I wanted to write this post a month ago, didn’t have time,
and now all the brilliant thoughts I had on this topic have been edged out by
all the busy that has happened since. We’ll see how this goes.
It all started with Christmas. More accurately, it began
with the Christmas shopping season, which in China involves a hellish worst
nightmare of tinny pop versions of Christmas carols set to a pop beat and
backed up by the most frightening children’s choir available. It also involves
sales and demented-looking Santa Clause faces plastered everywhere. In short,
it involves all the worst parts of Christmas without any of its redeeming
qualities.
I am not allowed to evangelize to my students, nor would I
want to, but Chinese Christmas was invented by WalMart to sell crap and all the
hype made me sick. My students had absolutely no idea that Christmas was
supposed to be about anything but buying things. There was no sense of
togetherness or goodwill or any of the lovely things I associate with the
season. Christians in the US are upset by the commercialization of Christmas,
but they should see China. Many people in the US no longer celebrate Christmas
religiously, but they still have the cultural background of Christmas, which
gives the holiday depth. China’s big togetherness holiday is Spring
Festival/Chinese New Year, so it doesn’t matter that Christmas is a big buying
spree to them. But it mattered to me.
They were pretty perplexed by Thanksgiving, spending a whole
day being thankful and all that, so I decided to teach them about giving back
and charity during the holidays.
The Chinese don’t have the same concept of community service
that historically Judeo-Christian or Muslim countries do. Confucianism, filial
piety, and communism essentially made it unnecessary. If you lived with your
family for your whole life, nobody was truly lacking. Giving to the less
fortunate is also unnecessary in communism. Regardless of reality, in communism
everyone is equal, nobody experiences need and charity would probably be considered
bourgeois and counter-revolutionary. There is also no need for volunteerism
because the state takes care of all those causes people would normally
volunteer for.
The problem now is that the old ways are fading away. The
one child policy means that there are only two children caring for upwards of
four relatives. And the move away from communism means that there is virtually
no safety net for the old and dispossessed. Community service is necessary for
the first time in China, and people are beginning understand why.
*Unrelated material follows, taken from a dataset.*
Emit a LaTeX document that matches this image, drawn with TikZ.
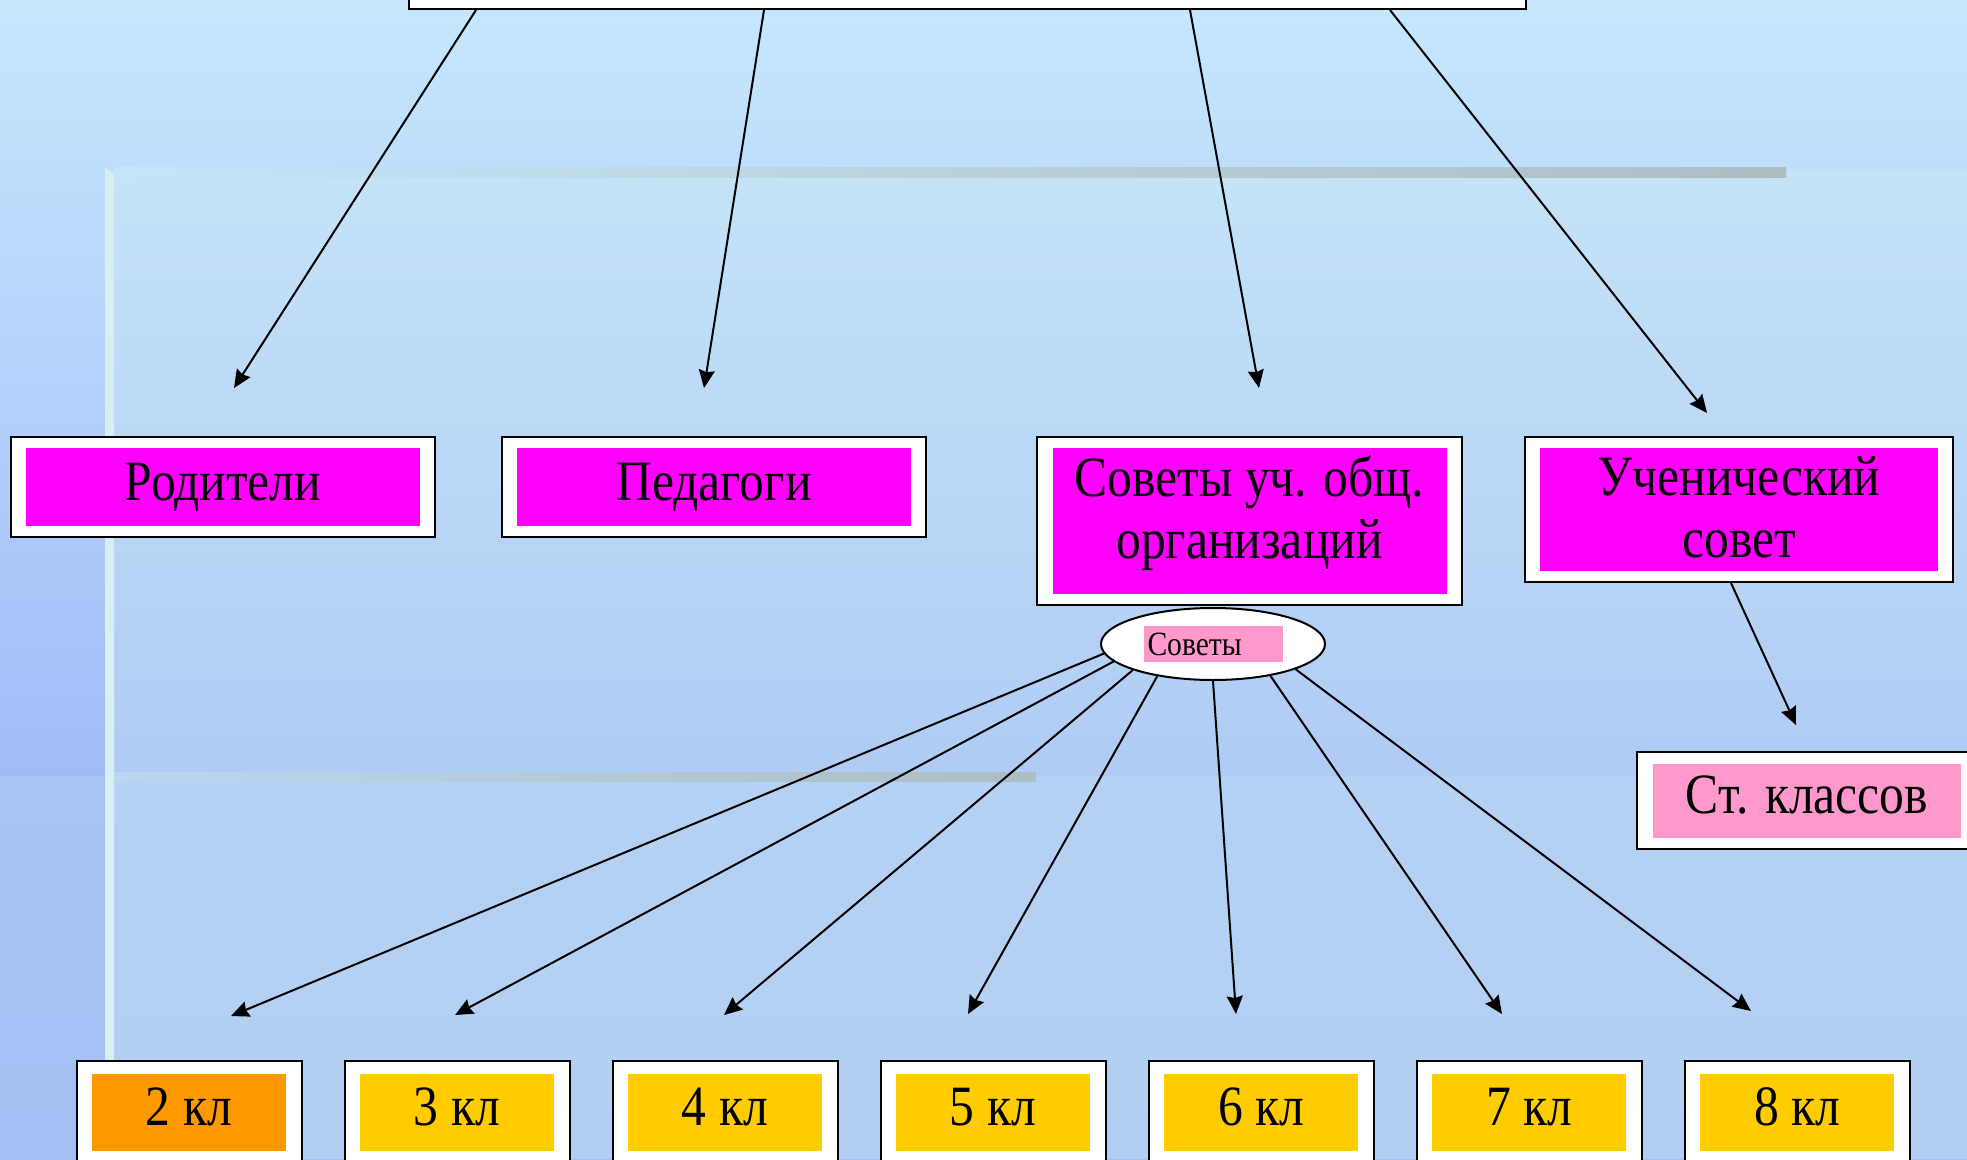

For the lesson, I had the students close their eyes and
imagine their perfect world. In groups they then had to agree on a pressing
problem and create a poster for a community service project to tackle it. I
explained how Christmas and the holidays are traditionally a time of giving and
that many people participate in community service projects during this time. I
was intrigued to see what problems they chose. The most common issue by far was
the environment.
The second most popular issue was the ubiquity of stray dogs
and cats in Linyi.
I was delighted to see the students care about issues. The
environment is a huge issue here, not just smog, but trash. But I also found it
intriguing that they cared more about homeless dogs and cats than homeless
people. Granted, homelessness is not a huge problem in Linyi. In a farming
community, it’s unlikely that anyone will be homeless. However, this does not
mean that there is a lack of want. So that lesson was a mixed bag for me
emotionally. On that one hand I was so proud of my students for having opinions
and for caring about an issue, on the other hand I was disappointed that they
didn’t seem to care very much for their fellow human beings.
But then Mama Li came over. In my eyes, Mama Li is the
epitome of all that is good about the Confucian family system. Apparently the
Li house was undergoing some serious renovation, so Mama Li decided to come
visit her daughter for a few days. It was glorious. She cooked for us, cleaned,
never let us do the dishes. She showered love and affection on us in every way
possible. She pushed food like crazy. She taught me how to make dumplings!
Having her around made the constant ache for my own mother
subside slightly.
If every family were as caring as Mama Li and insisted on
caring for its members in the same way that she cares for Mary and I, then I
can understand why community service isn’t necessary. If you family is your
community, then the service happens every moment of every day. If the system
works as it should, then your whole life becomes one long act of service. In a
way it’s far more sincere than volunteering, which comes into most people’s
lives when it’s convenient. But when you live with the community you serve,
there is no convenient time. You serve. And that can become a greater act of
love than any seasonally-dictated giving ever could be.